If you find that your man is awkward when it comes to buying gifts, make sure you are vocal about your favorite ones, even if it's not exactly perfect.  Think about the little things he does--or used to do--and tell him how much you appreciated those things.  I remember one day when Mrs O told me that she really appreciated when I send her cards in the mail.  Her admiration meant so much to me.  It made me want to keep doing it!


Monday, November 7, 2011

Saving Daylight

photo courtesy of http://kidsandfamilyproducts.com

Ahhh, this is my favorite morning of the whole year: the boys are awake at 5:30 because their internal clocks don't reset overnight, it'll be dark when I get out of work today, and we're all headed for a sound case of Seasonal Affective Disorder!  Can you hear my sarcasm?  It makes me wonder who ever thought 'daylight savings' was such a great idea in the first place.

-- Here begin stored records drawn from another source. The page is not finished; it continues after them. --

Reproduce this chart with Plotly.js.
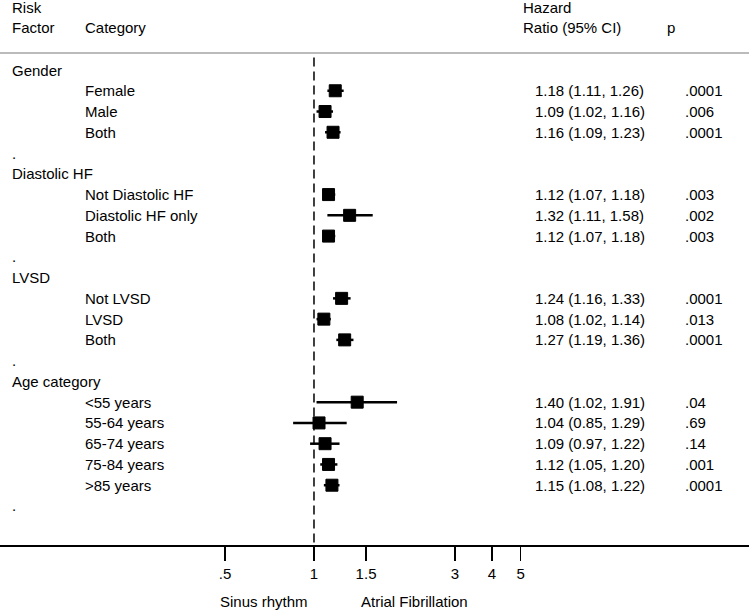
<!DOCTYPE html>
<html>
<head>
<meta charset="utf-8">
<script src="https://cdn.plot.ly/plotly-3.0.1.min.js"></script>
<style>
  html, body { margin: 0; padding: 0; background: #fff; }
  #chart { width: 749px; height: 610px; }
</style>
</head>
<body>
<div id="chart"></div>
<script>
// forest plot data
const groupNames = ["Gender", "Diastolic HF", "LVSD", "Age category"];
const groupCategories = [
    ["Female", "Male", "Both"],
    ["Not Diastolic HF", "Diastolic HF only", "Both"],
    ["Not LVSD", "LVSD", "Both"],
    ["<55 years", "55-64 years", "65-74 years", "75-84 years", ">85 years"]
];
const hazard = [1.18, 1.09, 1.16, 1.12, 1.32, 1.12, 1.24, 1.08, 1.27, 1.40, 1.04, 1.09, 1.12, 1.15];
const ciLow  = [1.11, 1.02, 1.09, 1.07, 1.11, 1.07, 1.16, 1.02, 1.19, 1.02, 0.85, 0.97, 1.05, 1.08];
const ciHigh = [1.26, 1.16, 1.23, 1.18, 1.58, 1.18, 1.33, 1.14, 1.36, 1.91, 1.29, 1.22, 1.20, 1.22];
const pValues = [".0001", ".006", ".0001", ".003", ".002", ".003", ".0001", ".013", ".0001", ".04", ".69", ".14", ".001", ".0001"];
const tickVals = [0.5, 1, 1.5, 3, 4, 5];
const tickText = [".5", "1", "1.5", "3", "4", "5"];

const FONT = "Liberation Sans, Arial, Helvetica, sans-serif";
const W = 749;

// build row positions: group header, its categories, then a "." spacer row
let rowY = [];
let annotations = [];
let row = 0, k = 0;
const txt = (text, px, y, yref) => ({
    text: text, x: (px - 2) / W, xref: "paper", y: y, yref: yref || "y",
    xanchor: "left", yanchor: "middle", showarrow: false,
    font: { family: FONT, size: 15, color: "#000" }
});

groupNames.forEach((g, gi) => {
    annotations.push(txt(g, 12, row));
    row++;
    groupCategories[gi].forEach((c) => {
        annotations.push(txt(c, 85, row));
        const hrLabel = hazard[k].toFixed(2) + " (" + ciLow[k].toFixed(2) + ", " + ciHigh[k].toFixed(2) + ")";
        annotations.push(txt(hrLabel, 535, row));
        annotations.push(txt(pValues[k], 685, row));
        rowY.push(row);
        row++;
        k++;
    });
    annotations.push(txt(".", 12, row));
    row++;
});

// header
annotations.push(txt("Risk", 12, -3.0));
annotations.push(txt("Factor", 12, -2.03));
annotations.push(txt("Category", 85, -2.03));
annotations.push(txt("Hazard", 523, -3.0));
annotations.push(txt("Ratio (95% CI)", 523, -2.03));
annotations.push(txt("p", 667, -2.03));

// bottom labels
const bottomLabel = (text, px, anchor) => ({
    text: text, x: px / W, xref: "paper", y: -0.103, yref: "paper",
    xanchor: anchor, yanchor: "middle", showarrow: false,
    font: { family: FONT, size: 15, color: "#000" }
});
annotations.push(bottomLabel("Sinus rhythm", 310, "right"));
annotations.push(bottomLabel("Atrial Fibrillation", 359, "left"));

const trace = {
    type: "scatter",
    mode: "markers",
    x: hazard,
    y: rowY,
    marker: { symbol: "square", size: 12, color: "#000", line: { color: "#000", width: 1 } },
    error_x: {
        type: "data",
        symmetric: false,
        array: hazard.map((h, i) => ciHigh[i] - h),
        arrayminus: hazard.map((h, i) => h - ciLow[i]),
        color: "#000",
        thickness: 2.5,
        width: 0
    },
    hoverinfo: "x",
    showlegend: false,
    cliponaxis: false
};

const layout = {
    width: 749,
    height: 610,
    margin: { l: 0, r: 0, t: 0, b: 65 },
    paper_bgcolor: "#fff",
    plot_bgcolor: "#fff",
    font: { family: FONT, size: 15, color: "#000" },
    xaxis: {
        type: "log",
        range: [-1.0622, 1.4716],
        tickvals: tickVals,
        ticktext: tickText,
        ticks: "outside",
        ticklen: 14,
        tickwidth: 1.5,
        tickcolor: "#000",
        showline: true,
        linecolor: "#000",
        linewidth: 2,
        showgrid: false,
        zeroline: false,
        tickfont: { family: FONT, size: 15, color: "#000" }
    },
    yaxis: {
        range: [22.88, -3.372],
        showgrid: false,
        zeroline: false,
        showticklabels: false,
        ticks: "",
        showline: false
    },
    shapes: [
        { type: "line", xref: "paper", x0: 0, x1: 1, yref: "y", y0: -0.82, y1: -0.82,
          line: { color: "#bbb", width: 2 } },
        { type: "line", xref: "x", x0: 1, x1: 1, yref: "y", y0: -0.6, y1: 22.88,
          line: { color: "#000", width: 1.5, dash: "9px,5px" } }
    ],
    annotations: annotations
};

Plotly.newPlot("chart", [trace], layout, { displayModeBar: false, staticPlot: true });
</script>
</body>
</html>
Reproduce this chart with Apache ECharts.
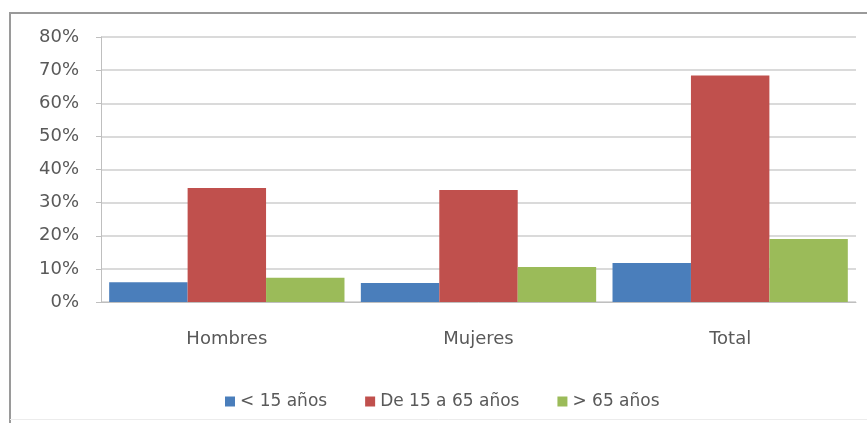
<!DOCTYPE html>
<html>
<head>
<meta charset="utf-8">
<script src="https://cdn.jsdelivr.net/npm/echarts@6/dist/echarts.min.js"></script>
<style>
html,body{margin:0;padding:0;background:#fff;}
#chart{width:867px;height:423px;}
</style>
</head>
<body>
<div id="chart"></div>
<script>
const categories = ['Hombres', 'Mujeres', 'Total'];
const seriesNames = ['< 15 años', 'De 15 a 65 años', '> 65 años'];
const menor15 = [6.0, 5.7, 11.8];
const de15a65 = [34.4, 33.8, 68.4];
const mayor65 = [7.3, 10.6, 19.0];
const yTicks = [0, 10, 20, 30, 40, 50, 60, 70, 80];

const colors = ['#4A7EBB', '#C0504D', '#9BBB59'];
const font = 'DejaVu Sans';

const chart = echarts.init(document.getElementById('chart'));
const dataSets = [menor15, de15a65, mayor65];
chart.setOption({
  animation: false,
  backgroundColor: '#fff',
  grid: { left: 101, right: 11, top: 37, bottom: 121, containLabel: false },
  legend: {
    data: seriesNames,
    left: 220,
    top: 388,
    itemWidth: 10,
    itemHeight: 10,
    itemGap: 38,
    icon: 'rect',
    textStyle: { fontFamily: font, fontSize: 17, color: '#595959', padding: [0, 0, 0, 0] }
  },
  xAxis: {
    type: 'category',
    data: categories,
    axisLine: { show: true, lineStyle: { color: '#bfbfbf', width: 1 } },
    axisTick: { show: false },
    axisLabel: { fontFamily: font, fontSize: 18, color: '#595959', margin: 28 }
  },
  yAxis: {
    type: 'value',
    min: yTicks[0],
    max: yTicks[yTicks.length - 1],
    interval: 10,
    axisLine: { show: true, lineStyle: { color: '#bfbfbf', width: 1 } },
    axisTick: { show: true, length: 5, lineStyle: { color: '#bfbfbf' } },
    axisLabel: { fontFamily: font, fontSize: 18, color: '#595959', margin: 22, formatter: v => v + '%' },
    splitLine: { show: true, lineStyle: { color: '#dadada', width: 2 } }
  },
  series: dataSets.map((d, i) => ({
    name: seriesNames[i],
    type: 'bar',
    data: d,
    barGap: '0%',
    barCategoryGap: '6.5%',
    itemStyle: { color: colors[i] }
  })),
  graphic: [
    { type: 'line', shape: { x1: 9, y1: 13, x2: 867, y2: 13 }, style: { stroke: '#9a9a9a', lineWidth: 2 } },
    { type: 'line', shape: { x1: 10, y1: 12, x2: 10, y2: 423 }, style: { stroke: '#9a9a9a', lineWidth: 2 } },
    { type: 'line', shape: { x1: 10, y1: 419.5, x2: 867, y2: 419.5 }, style: { stroke: '#ececec', lineWidth: 1 } }
  ]
});
</script>
</body>
</html>
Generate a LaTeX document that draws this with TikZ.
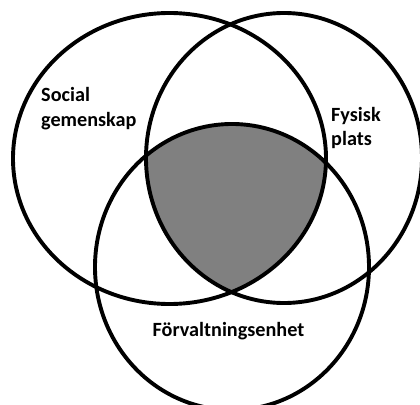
\documentclass[tikz,border=0pt]{standalone}
\usepackage{fontspec}
\setmainfont{Carlito}
\definecolor{coreshade}{RGB}{128,128,128}
\begin{document}
\begin{tikzpicture}[x=1pt,y=-1pt,
  ring/.style={draw=black,line width=3.9pt},
  label/.style={font=\fontsize{20.2}{24.5}\selectfont\bfseries,inner sep=0pt,anchor=base west,align=left}]
  \useasboundingbox (0,0) rectangle (420,404);
  \clip (0,0) rectangle (420,404);
  % centres of the three sets
  \coordinate (cl) at (169.5,158.5);
  \coordinate (cr) at (284,158);
  \coordinate (cb) at (232,267);
  % common part of all three sets
  \begin{scope}
    \clip (cl) ellipse [x radius=156.5, y radius=145.5];
    \clip (cr) ellipse [x radius=138, y radius=145];
    \fill[coreshade] (cb) ellipse [x radius=137, y radius=143];
  \end{scope}
  \draw[ring] (cl) ellipse [x radius=156.5, y radius=145.5];
  \draw[ring] (cr) ellipse [x radius=138, y radius=145];
  \draw[ring] (cb) ellipse [x radius=137, y radius=143];
  % multi-line labels are anchored at the baseline of their last line
  \node[label] (social) at (41,126) {Social\\gemenskap};
  \node[label] (fysisk) at (331,145.5) {Fysisk\\plats};
  \node[label] (forv) at (152.5,336) {Förvaltningsenhet};
\end{tikzpicture}
\end{document}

I tried to research that a little bit. . . I admit, it wasn't important enough for real solid research, but some cursory web-surfing was in order.  I found it difficult to determine exactly who came up with the idea first.  There were several founding-father types suggested along with several long-obsolete reasons for doing it: Ben Franklin suggests saving whale oil in the street lamps, a meddling brit wants to prevent his neighbors from sleeping away useful daylight hours, but my favorite is the next one.  Wikipedia gives the true credit to an entomologist from New Zealand:


"Modern DST was first proposed by the New Zealand entomologist George Vernon Hudson, whose shift-work job gave him leisure time to collect insects, and led him to value after-hours daylight." 


Does this seem strange to anyone else?  A bug-collector needs light after work to seek out his critters and the whole world changes their clocks to accommodate?  


Oh well.  I guess it's not as bad as I make it out to be.  But, I do wonder why we quit saving daylight in the winter when it is the scarcest.